In order to answer this, let us recall the expression for force given by Coulomb’s law. So, by coulomb’s law we have,
$F={\displaystyle \frac{1}{4\pi {\epsilon }_0}}{\displaystyle \frac{Q^2}{r^2}}$
Where, F is the force between two charges Q kept at a distance of r between them and ${\epsilon }_0$ is the absolute permittivity or the permittivity of the free space or vacuum. Rearranging the above expression we get,
${\epsilon }_0={\displaystyle \frac{Q^2}{4\pi r^{2}F}}$ ……………………………………. (1)
Since the given options contain Farad in it, let us recall the expression for capacitance of which Farad is the SI unit. So, capacitance by definition is given by,
$C={\displaystyle \frac{Q}{V}}$ ……………………………………. (2)
Where, V is the potential difference across the capacitance and we know that V by definition is given by,
$V={\displaystyle \frac{W}{Q}}$
Now (2) could be given by,
$C={\displaystyle \frac{Q^2}{W}}$
$\Rightarrow Q^2=CW$ ………………………………………….. (3)
Substituting (3) in (1), we get,
${\epsilon }_0={\displaystyle \frac{CW}{4\pi r^{2}F}}$……………………………………. (4)
We know that work done by definition is the product of force and displacement and hence Newton-metre(Nm) will be its SI unit.
Now, we could substitute the respective SI units for all the quantities in (4) to get,
${\epsilon }_0={\displaystyle \frac{F\times Nm}{m^2\times N}}$
$\therefore {\epsilon }_0=F{m}^{-1}$
Therefore, the SI unit of absolute permittivity is found to be Farad per meter$\left(F{m}^{-1}\right)$.
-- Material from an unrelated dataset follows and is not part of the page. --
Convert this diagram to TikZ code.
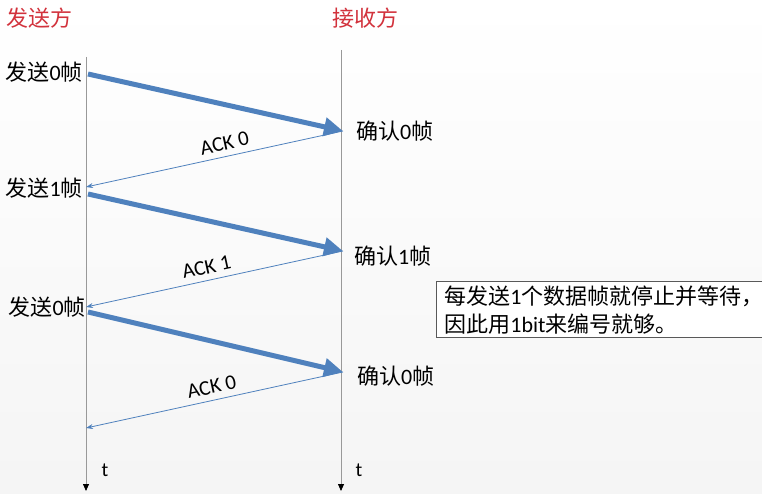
\documentclass[tikz,border=0pt]{standalone}
\usepackage{fontspec}
\setmainfont{Carlito}
\newfontfamily\cjk{Noto Sans CJK SC}
\usetikzlibrary{arrows.meta}
\definecolor{frameblue}{RGB}{79,129,189}
\definecolor{titlered}{RGB}{210,50,60}
\tikzset{
  timeline/.style={draw=black!40, line width=0.8pt, -{Triangle[length=7pt,width=6pt,fill=black,color=black]}},
  framearrow/.style={draw=frameblue, line width=5pt, -{Triangle[length=19pt,width=18pt]}},
  ackarrow/.style={draw=frameblue, line width=0.8pt, -{Stealth[length=7pt,width=5pt]}},
  lbl/.style={font=\fontsize{22}{24}\selectfont, inner sep=0pt},
  acklbl/.style={font=\fontsize{21}{22}\selectfont, inner sep=1pt, sloped, above=5pt},
  ttl/.style={font=\cjk\fontsize{22}{24}\selectfont, text=titlered, inner sep=0pt},
  note/.style={draw=black!65, line width=0.8pt, fill=white, font=\fontsize{22}{28}\selectfont, align=left, anchor=north west, inner xsep=8pt, inner ysep=4pt, text width=314pt}
}
\begin{document}
\begin{tikzpicture}[x=1pt,y=-1pt]
\useasboundingbox (0,0) rectangle (762,494);
\shade[top color=white, bottom color=black!4] (0,0) rectangle (762,494);
% titles
\node[ttl, anchor=west] (tsend) at (6,18) {发送方};
\node[ttl, anchor=west] (trecv) at (332,18) {接收方};
% timelines
\coordinate (Ltop) at (86,57);
\coordinate (Lbot) at (86,491);
\coordinate (Rtop) at (341,50);
\coordinate (Rbot) at (341,491);
\draw[timeline] (Ltop) -- (Lbot);
\draw[timeline] (Rtop) -- (Rbot);
\node[font=\fontsize{20}{22}\selectfont] (tL) at (105,470) {t};
\node[font=\fontsize{20}{22}\selectfont] (tR) at (359,470) {t};
% event points
\coordinate (s1) at (88,74);
\coordinate (r1) at (343,131);
\coordinate (a1) at (86,187);
\coordinate (s2) at (88,194);
\coordinate (r2) at (343,251);
\coordinate (a2) at (86,307);
\coordinate (s3) at (88,312);
\coordinate (r3) at (343,372);
\coordinate (a3) at (86,428);
% arrows
\draw[framearrow] (s1) -- (r1);
\draw[ackarrow] (r1) -- node[acklbl, pos=0.45] {ACK 0} (a1);
\draw[framearrow] (s2) -- (r2);
\draw[ackarrow] (r2) -- node[acklbl, pos=0.52] {ACK 1} (a2);
\draw[framearrow] (s3) -- (r3);
\draw[ackarrow] (r3) -- node[acklbl, pos=0.5] {ACK 0} (a3);
% labels
\node[lbl, anchor=east] (ls1) at (83,72) {{\cjk 发送}0{\cjk 帧}};
\node[lbl, anchor=east] (ls2) at (83,188) {{\cjk 发送}1{\cjk 帧}};
\node[lbl, anchor=east] (ls3) at (86,307) {{\cjk 发送}0{\cjk 帧}};
\node[lbl, anchor=west] (lr1) at (356,131) {{\cjk 确认}0{\cjk 帧}};
\node[lbl, anchor=west] (lr2) at (354,256) {{\cjk 确认}1{\cjk 帧}};
\node[lbl, anchor=west] (lr3) at (357,376) {{\cjk 确认}0{\cjk 帧}};
% note
\node[note] (box) at (436,281) {{\cjk 每发送}1{\cjk 个数据帧就停止并等待，}\\{\cjk 因此用}1bit{\cjk 来编号就够。}};
\end{tikzpicture}
\end{document}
Hence, option B is found to be the right answer.

Note:
Absolute permittivity could be defined as the measure of the electric polarizability of a dielectric. When we use the term ‘permittivity’, we mean the relative permittivity which is a dimensionless quantity. It is defined as the ratio of permittivity of a medium to that of the permittivity of vacuum.